Geographically, North America can be broken up into several regions. The southern part of the continent is made up of two distinct regions: Central America and the Caribbean. Often the term "North America" is used to refer to Canada, the United States, and Mexico alone. The largest countries in North America, the United States, and Canada can also be divided into well-defined regions. It has long been the tradition of history writers to begin the history of North America with the colonization of the continent by Europeans, but it is important to remember that the Europeans are relative newcomers.

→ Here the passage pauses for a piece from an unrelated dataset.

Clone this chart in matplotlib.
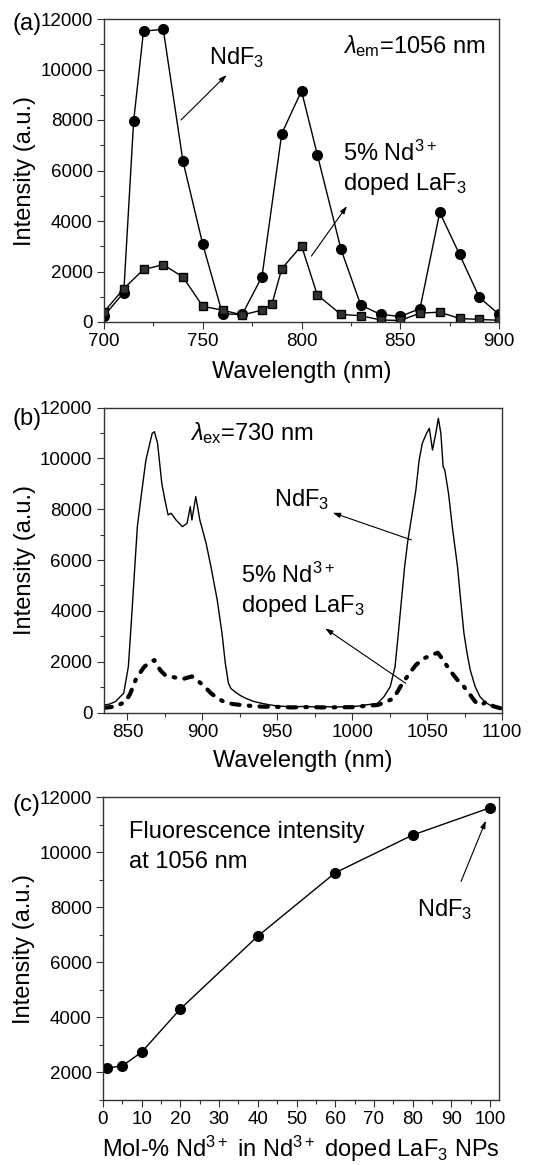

The entire continent was inhabited by the time the Europeans arrived. It is believed that the continent's indigenous people arrived in the continent through a land bridge connecting eastern Siberia with what is now Alaska as long as 25,000 years ago. Not much is known of these people because they didn't have a written language, and that is probably why the histories generally begin with the arrival of the Europeans. Nevertheless, even today there are millions of people in North America who identify as indigenous; other labels might include Aboriginal. Native American, or Indian. More than a thousand distinct tribal identities or nations are still in existence today, and that is considering only the United States, Canada, and Mexico. Compared to the United States and Canada, there is a much higher percentage of people with indigenous ancestry in Mexico. By one report, about 20% of the Mexican population is fully indigenous, while 75% are of mixed ancestry. Before the arrival of the Europeans, the people of North America were divided into several groups, from small bands of a few families to allied tribes, and large empires. The Mayan civilization developed a system of writing, as well as a calendar, and built pyramids and temples a few hundred years before the Mesopotamians. Other groups of indigenous people lived far more simply. European exploration and colonization began in the late 1400s and early 1500s.

Christopher Columbus is popularly believed to have discovered America, but others had visited the continent long before his first voyage, even apart from the indigenous people who had resided there for thousands of years. Columbus never set foot on any of the lands that are now Canada, the United States, or Mexico. He landed first on the island of San Salvador, which is now the Bahamas, and there were already people there when he arrived. Although Europeans have been on the continent for a comparatively brief time, they soon conquered and have yielded significant influence over the culture and governments of the countries of North America. Within North America, European influences have been stronger in the north, while indigenous and African influences are predominant in the south, particularly Central America and the islands of the Caribbean.

Even Mexico, with its high indigenous population, got its chief language from the Spaniards. In fact, Mexico has the largest Spanish-speaking population in the world. In the thousands of years, before the Europeans arrived, there were about a thousand different languages spoken in North America. Now, although the primary languages on the continent are English, Spanish, and French, many native people still speak traditional languages.

As Europeans colonized the continent, they brought their own ideas of education and agriculture, introduced technology, and formed governments. Scientists divide North America into five physical regions. The West is home to its youngest mountains, which include the Rockies. The Great Plains cover the middle of the continent. The Canadian Shield is a high plateau covering much of eastern and central Canada. The Eastern Region includes the Atlantic coast and the older mountain ranges. Lastly, the Caribbean covers more than 7,000 islands.